Furthest Right

Tailgating as shortsightedness

Pick any major American city these days, as well as its suburbs, and you’ll see (or feel) tailgating as a prevalent part of the driving experience.

Road rage, specifically tailgating, is mostly due to the shortsightedness of individuals given the free reign to operate a heavy mass of machinery at whatever speed they choose. Give everyone this right, and of course you’ll have accidents, people shooting each other at high speeds, and of course – tailgating.

In simple physical terms, tailgating is a loser’s game. There’s a reason insurance companies have automatic fault for drivers who hit another driver from behind.

Much like the SUV paradox, tailgating and road rage cause an interesting dilemma.
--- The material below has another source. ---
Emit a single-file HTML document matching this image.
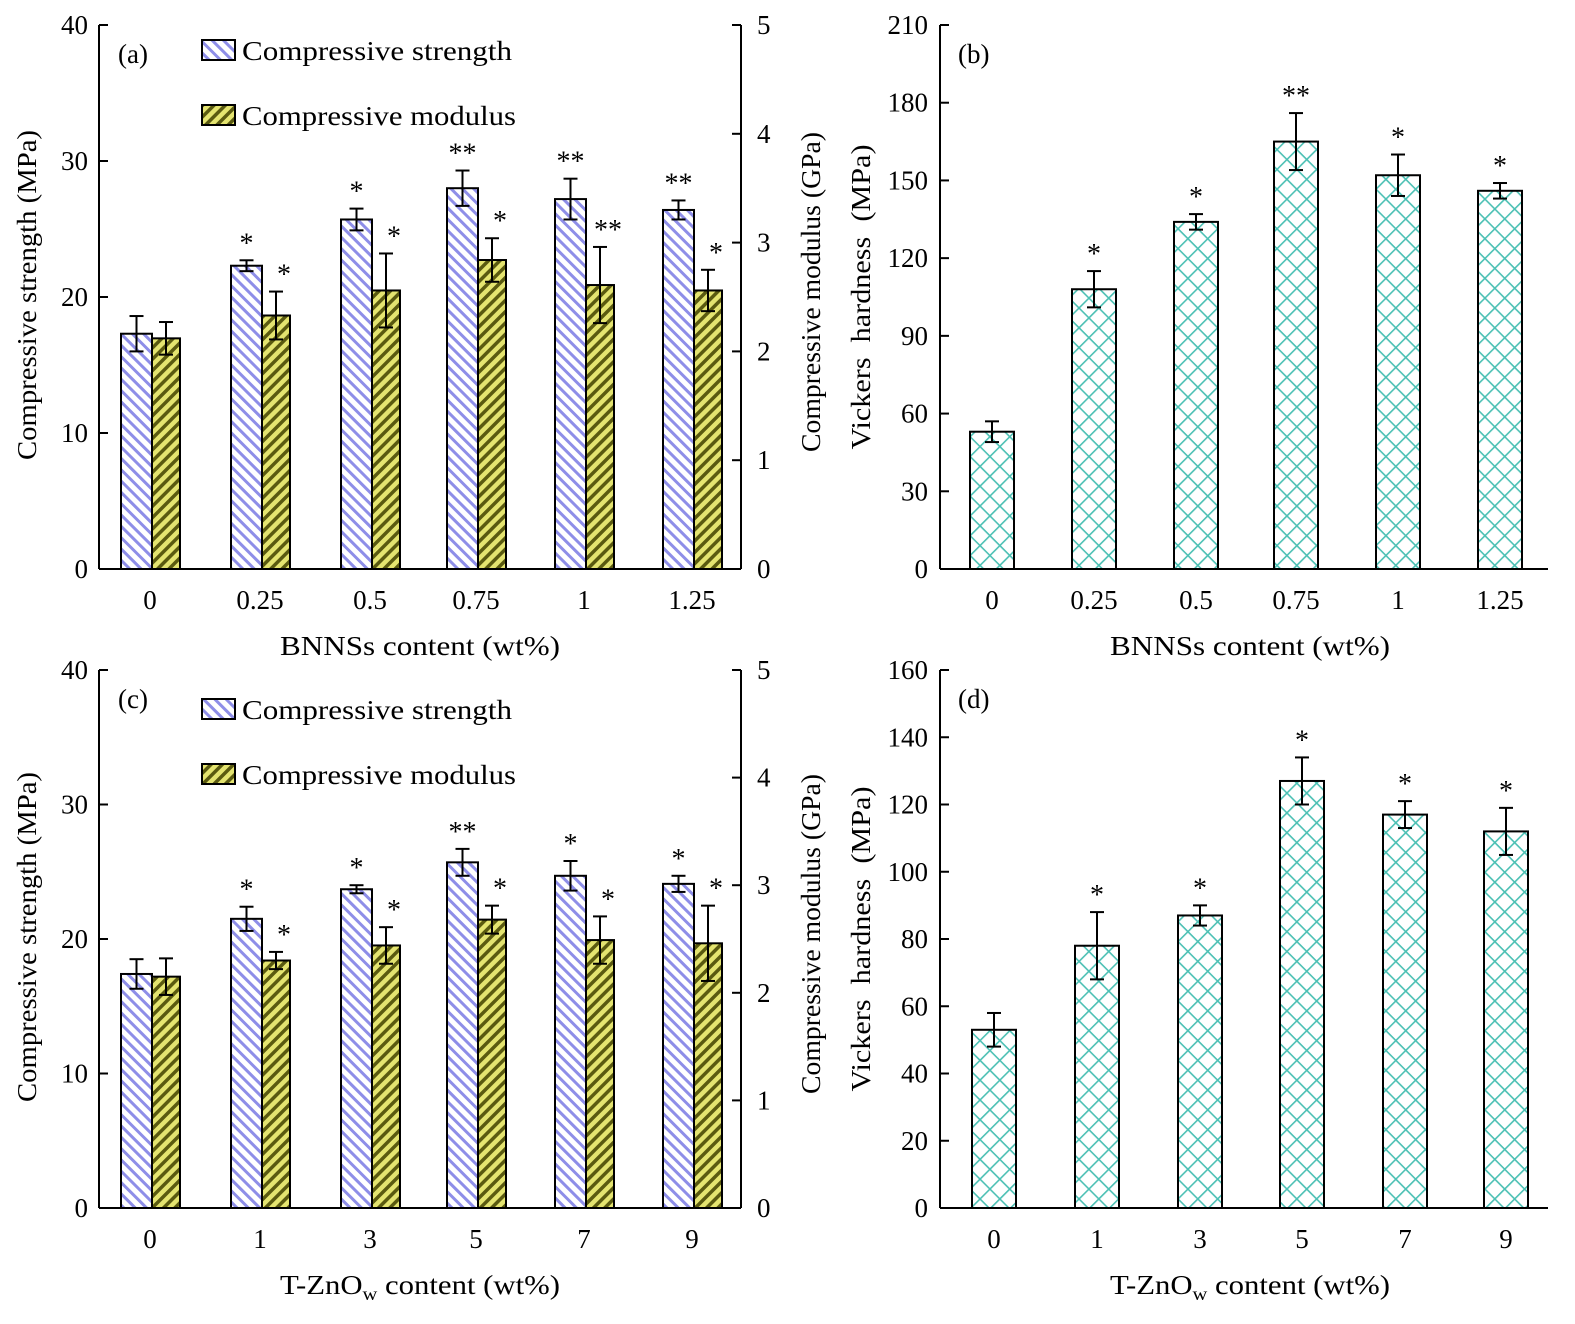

There’s no reward for following speed limit signs and for driving in a safe manner, which shows that you’re thinking of yourself and your safety beyond your hood ornament.

But beyond the lack of reward, you also find yourself punished by other drivers in the form of danger (tailgating, road rage, being passed from the right side). This is a perfect symbol of shortsightedness. You want to do the “right thing”? Make money and make a home “the right way?” Good luck with all the other slow-pokes – we’ll have passed you and will be way up ahead in the fast lane!

The reason safe drivers can’t just smirk about the accident awaiting these morons down the road, is that they might be in that accident. Individualist societies think in terms of the individual as a pod: “I’ll speed, and I’ll deal with the consequences if I get caught by a cop. Accident? I’m in an Acura with high performance tires – not gonna happen.”

The increasingly rare safe drivers on the road are thinking in terms of what’s best for travel all around – stay far enough behind the next car that if he slams on his brakes, I won’t hit him. Look in all mirrors every few minutes. Be cognizant of where I’m going. Only do the courteous thing and stop to let someone into the road if I’m not holding up traffic behind me unnecessarily. Careful of stopping for strangers/drifters, or just avoid doing this at all. Etc.

We can see the paraellels between this and how people act in their everyday lives. Who’s careful with what they do? Who is proud of the work they put in for the day? Who’s more proud of the work they put in for the meaningful things – family, religion, culture – than about whether they were able to go to Best Buy and get a new TV for the living room? These people are increasingly rare.

Tailgating is a method used by people seeking instant gratification. Whether by misplaced frustration, or simply out of stupidity, tailgating is a symbol of treating a privilege as a right, then abusing that self-appointed “right” until it’s meaningless. Sound familiar?